After the appointment was scheduled and the nurse went over all the pre-op notes with me and the receptionist stamped my parking ticket and I kicked the automatic door opener with my boot because I could—I could walk and run and hike and kick things as much as I wanted—I drove to the place where my mother lived now, where once again she was pacing the halls with her walker looking for the little bird who flew away.

“My daughter,” she said. “My daughter.”

“I’m right here, Ma.”

It was still hard not to use the word remember, as in “Remember me? I’m her. I’m your daughter.” But it was no longer impossible. She had been roaming farther afield this past week, Sylvia had told me on the phone, trying to get outside. Now her daughter was here, walking up and down the halls with her, the two of them and the tennis-balled walker, but she was still searching.

“I can’t find her,” she said. “She’s out there”—we were at the doorway of the Green Room and she jutted her chin at the wide black swatch of paint in front of the locked French doors—“but. But.”

“But,” I agreed, because it seemed right to agree. “You know, Ma, maybe she’s right here.”

She shook her head. No. No, she was not right here. We moved on down the hall to the juice station. Dixie cups only. Because of the remembrance—apple juice is good—and because of the forgetting—but I drank a cup of it just five minutes ago.

“My daughter.”

“Right here, Ma.”

“My daughter.”

Distract. Redirect. Put a stick in the spokes.

“Hey, Ma? I came to tell you that I’m going to get it fixed,” I said. “My heart.”

I expected her to frown and shake her head, to look down the hall and set the walker in motion again. But my mother surprised me. She reached up and touched my collarbone, traced it down to my heart.

“Good,” she said.





* * *





Talk to Chris, Sunshine and Brown said. Stop trying to imagine your way into his head. Stop trying to predict the way he’ll react. You’re not him, are you? Your name is Clara, not Chris. Stop trying to think your way through all the scenarios, all the what-if-thises and what-if-thats. He’s a grown-ass man; let him think and talk for himself. Stop putting off the conversation. Whether you have the gene or not, it’s a conversation that has to happen.

Variations on sentences spoken by them on various days or nights when my fear of the PSEN1 gene spiderwebbed itself into my thoughts about Chris.

Did they urge me to get the test or not get the test? No. What they urged me to do was talk to him.

Get in the goddamn car and drive up to Inlet and get out of the goddamn car and walk into that bar and Talk.
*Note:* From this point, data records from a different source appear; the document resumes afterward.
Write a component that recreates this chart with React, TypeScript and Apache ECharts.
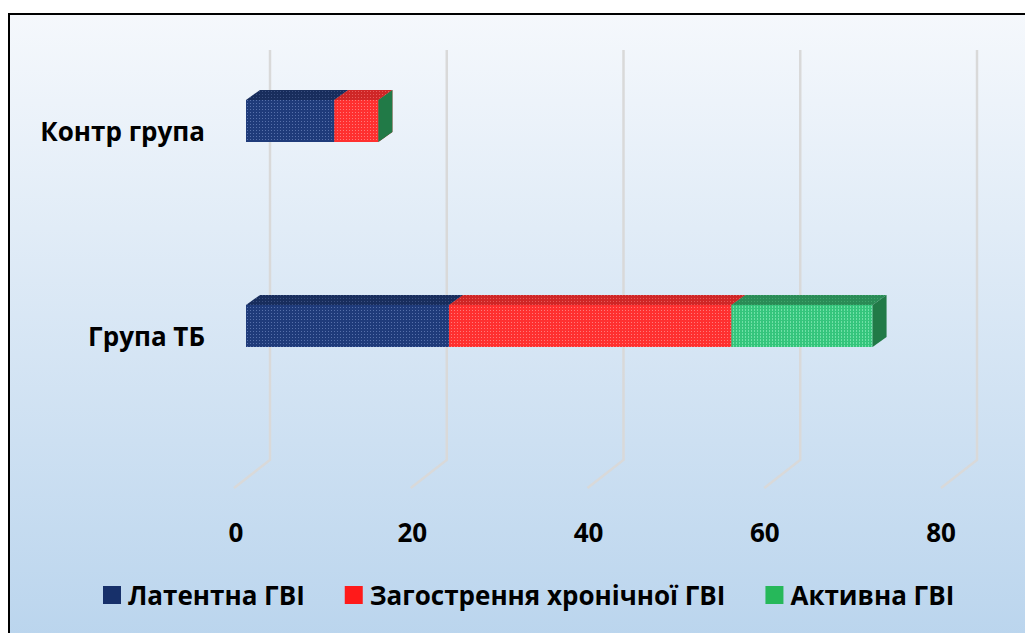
import React, { useEffect, useRef } from "react";
import * as echarts from "echarts";

const categories = ["Контр група", "Група ТБ"];
const seriesNames = ["Латентна ГВІ", "Загострення хронічної ГВІ", "Активна ГВІ"];
const latent = [10, 23];
const exacerbation = [5, 32];
const active = [0, 16];
const xTicks = [0, 20, 40, 60, 80];

const FONT = "'Open Sans', 'DejaVu Sans', sans-serif";
const FS = 26;
const DX = 14;
const DY = -10;
const BAR_H = 42;

function makePattern(base: string, light: string, cells: number[][], size = 3) {
  const c = document.createElement("canvas");
  c.width = size;
  c.height = size;
  const ctx = c.getContext("2d")!;
  ctx.fillStyle = base;
  ctx.fillRect(0, 0, size, size);
  ctx.fillStyle = light;
  cells.forEach(([x, y]) => ctx.fillRect(x, y, 1, 1));
  return { image: c.toDataURL(), repeat: "repeat", imageWidth: size, imageHeight: size } as any;
}

export default function App() {
  const ref = useRef<HTMLDivElement>(null);
  useEffect(() => {
    if (!ref.current) return;
    const chart = echarts.init(ref.current, undefined, { renderer: "svg" });

    const faces = [
      {
        front: makePattern("#1f3b7a", "#5670aa", [[1, 1]]),
        top: makePattern("#182d5c", "#3a4f80", [[1, 1]]),
        side: "#15284f",
        legend: "#17306a",
      },
      {
        front: makePattern("#ff3030", "#ff7a7a", [[1, 1]]),
        top: makePattern("#cf2626", "#e65a5a", [[1, 1]]),
        side: "#c42222",
        legend: "#ff1a1a",
      },
      {
        front: makePattern("#35c57c", "#6fe0a6", [[1, 0], [1, 1]]),
        top: makePattern("#2a8b56", "#3fa56c", [[1, 1]]),
        side: "#217a47",
        legend: "#26b85a",
      },
    ];

    const values = [latent, exacerbation, active];
    const starts = values.map((_, si) =>
      categories.map((__, ci) => values.slice(0, si).reduce((s, arr) => s + arr[ci], 0))
    );

    const barSeries = values.map((arr, si) => ({
      type: "custom",
      name: seriesNames[si],
      xAxisIndex: 2,
      yAxisIndex: 2,
      itemStyle: { color: faces[si].legend },
      encode: { x: [0, 1], y: 2 },
      data: categories.map((_, ci) => [starts[si][ci], starts[si][ci] + arr[ci], ci]),
      renderItem: (params: any, api: any) => {
        const s = api.value(0);
        const e = api.value(1);
        const c = api.value(2);
        const p0 = api.coord([s, c]);
        const p1 = api.coord([e, c]);
        const x0 = p0[0];
        const x1 = p1[0];
        const top = p0[1] - BAR_H / 2;
        const bot = p0[1] + BAR_H / 2;
        return {
          type: "group",
          children: [
            { type: "rect", shape: { x: x0, y: top, width: x1 - x0, height: BAR_H }, style: { fill: faces[si].front } },
            {
              type: "polygon",
              shape: { points: [[x0, top], [x1, top], [x1 + DX, top + DY], [x0 + DX, top + DY]] },
              style: { fill: faces[si].top },
            },
            {
              type: "polygon",
              shape: { points: [[x1, top], [x1 + DX, top + DY], [x1 + DX, bot + DY], [x1, bot]] },
              style: { fill: faces[si].side },
            },
          ],
        };
      },
    }));

    const gridSeries = {
      type: "custom",
      name: "grid",
      xAxisIndex: 0,
      yAxisIndex: 0,
      silent: true,
      data: xTicks.map((v) => [v, 0]),
      encode: { x: 0, y: 1 },
      renderItem: (params: any, api: any) => {
        const cs = params.coordSys;
        const p = api.coord([api.value(0), 0]);
        const yb = cs.y + cs.height;
        return {
          type: "polyline",
          shape: { points: [[p[0], cs.y], [p[0], yb], [p[0] - 36, yb + 28]] },
          style: { stroke: "#d9d9d9", lineWidth: 2.5, fill: "none" },
        };
      },
    };

    const hiddenAxis = { show: false };

    chart.setOption({
      animation: false,
      backgroundColor: "transparent",
      textStyle: { fontFamily: FONT },
      grid: [
        { left: 270, top: 50, width: 707, height: 410 },
        { left: 236, top: 50, width: 705, height: 465 },
        { left: 246, top: 18.5, width: 706, height: 410 },
        { left: 246, top: 28.5, width: 706, height: 410 },
      ],
      xAxis: [
        { gridIndex: 0, type: "value", min: 0, max: 80, ...hiddenAxis },
        {
          gridIndex: 1,
          type: "value",
          min: 0,
          max: 80,
          interval: 20,
          axisLine: { show: false },
          axisTick: { show: false },
          splitLine: { show: false },
          axisLabel: { color: "#000", fontSize: FS, fontWeight: "bold", fontFamily: FONT, margin: 4 },
        },
        { gridIndex: 2, type: "value", min: 0, max: 80, ...hiddenAxis },
        { gridIndex: 3, type: "value", min: 0, max: 80, ...hiddenAxis },
      ],
      yAxis: [
        { gridIndex: 0, type: "value", min: 0, max: 1, ...hiddenAxis },
        { gridIndex: 1, type: "value", min: 0, max: 1, ...hiddenAxis },
        { gridIndex: 2, type: "category", data: categories, inverse: true, ...hiddenAxis },
        {
          gridIndex: 3,
          type: "category",
          data: categories,
          inverse: true,
          axisLine: { show: false },
          axisTick: { show: false },
          splitLine: { show: false },
          axisLabel: { color: "#000", fontSize: FS, fontWeight: "bold", fontFamily: FONT, margin: 41 },
        },
      ],
      legend: {
        left: 103,
        top: 582,
        padding: 0,
        itemWidth: 18,
        itemHeight: 18,
        itemGap: 40,
        icon: "rect",
        textStyle: { color: "#000", fontSize: FS, fontWeight: "bold", fontFamily: FONT, padding: [0, 0, 0, 2] },
        data: seriesNames.map((n, i) => ({ name: n, itemStyle: { color: faces[i].legend } })),
      },
      series: [gridSeries, ...barSeries],
    });
    return () => chart.dispose();
  }, []);

  return (
    <div style={{ position: "fixed", left: 0, top: 0, width: 1025, height: 633, background: "#fff", overflow: "hidden" }}>
      <div
        style={{
          position: "absolute",
          left: 8,
          top: 13,
          width: 1040,
          height: 640,
          border: "2px solid #000",
          background: "linear-gradient(180deg, #f5f8fc 0%, #b9d4ed 100%)",
        }}
      />
      <div ref={ref} style={{ position: "absolute", left: 0, top: 0, width: 1025, height: 633 }} />
    </div>
  );
}
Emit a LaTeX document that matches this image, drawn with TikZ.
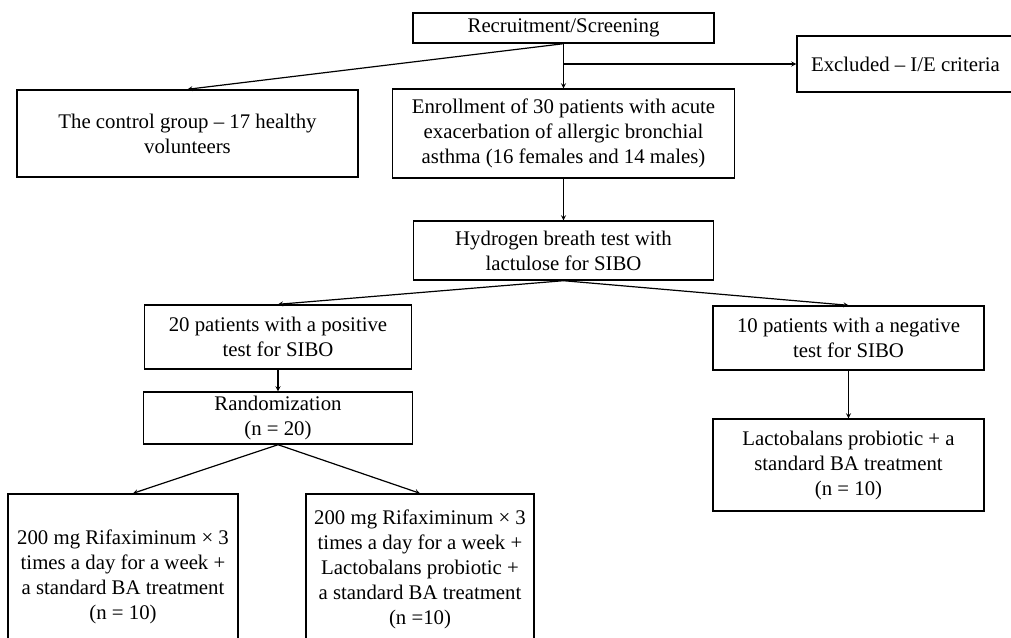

To. Him.

That last one was me. Hell and damn were as far as Sunshine and Brown would go. I breathed in and breathed out and breathed in and breathed out and then into the car I got and up to Inlet I went. It was early evening but the bar was nigh-on deserted. That was what happened in the land of winter, this north country land of dark-at-five-p.m. Chris was making his way around the room with a bucket and a sponge and a towel, scrubbing the tables and drying them. Gayle must have left early. He looked up and smiled when the door scraped open. He never seemed surprised to see me.

“Can I help?” I said, and he handed me the towel. I copycatted his movements, compensating for lack of arm length by leaning over farther. Talk to him, Clara.

“So here’s the thing,” I said. We were on the third table now, and in a rhythm. It was like a dance. “I don’t just have a weird heart condition. It’s more complicated than that. Because my mother was officially diagnosed with early-onset Alzheimer’s, there is a fifty-percent chance that I carry one of the four genetic mutations that cause it, with PSEN1, which stands for presenilin-1, being by far the most common of the four.”